Supreme Court Seal
South Carolina
JUDICIAL DEPARTMENT
Site Map | Feedback
2011-UP-133 - State v. Todd

THIS OPINION HAS NO PRECEDENTIAL VALUE.  IT SHOULD NOT BE CITED OR RELIED ON AS PRECEDENT IN ANY PROCEEDING EXCEPT AS PROVIDED BY RULE 268(d)(2), SCACR.

THE STATE OF SOUTH CAROLINA
In The Court of Appeals

The State, Respondent,

v.

Calvin E. Todd, Appellant.


Appeal From Greenville County
 Alexander S. Macaulay, Circuit Court Judge


Unpublished Opinion No. 2011-UP-133
Submitted March 1, 2011 – Filed March 29, 2011   


AFFIRMED


Appellate Defender M. Celia Robinson, of Columbia, for Appellant.

Attorney General Alan Wilson, Chief Deputy Attorney General John W. McIntosh, Assistant Deputy Attorney General Salley W. Elliott, and Assistant Attorney General Deborah R.J. Shupe, all of Columbia; and Solicitor Walt Wilkins, of Greenville, for Respondent.

PER CURIAM:  Calvin E. Todd appeals his conviction for possession of crack cocaine with intent to distribute and sentence of twenty years' imprisonment, arguing the circuit court erred in denying (1) his motions to suppress and (2) his motion for a directed verdict.  We affirm[1] pursuant to Rule 220(b)(1), SCACR, and the following authorities:

1.  As to whether the circuit court erred in denying Todd's motions to suppress evidence of his possession of crack cocaine resulting from a traffic stop and search: State v.
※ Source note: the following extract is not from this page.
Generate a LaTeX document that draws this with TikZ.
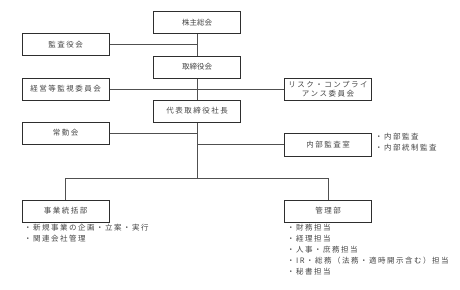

Tindall, 388 S.C. 518, 521, 698 S.E.2d 203, 205 (2010) ("On appeals from a motion to suppress based on Fourth Amendment grounds, [an appellate court] applies a deferential standard of review and will reverse if there is clear error."); id. ("[W]here probable cause exists to believe that a traffic violation has occurred, such a seizure is reasonable per se."); State v. Freiburger, 366 S.C. 125, 132, 620 S.E.2d 737, 740 (2005) ("[T]here are situations in which a warrantless search which immediately precedes an arrest is held lawful, in cases where the police officer is held to have had probable cause from the outset.").

2.  As to whether the circuit court erred in denying Todd's motion for a directed verdict: State v. Adams, 332 S.C. 139, 144-45, 504 S.E.2d 124, 126-27 (Ct. App. 1998) (holding if a defendant presents evidence after the denial of his motion for a directed verdict at the close of the State's case, in order to preserve the issue for appeal, he must make another motion for a directed verdict at the close of all evidence).

AFFIRMED.

FEW, C.J., and THOMAS and KONDUROS, JJ., concur.


[1] We decide this case without oral argument pursuant to Rule 215, SCACR.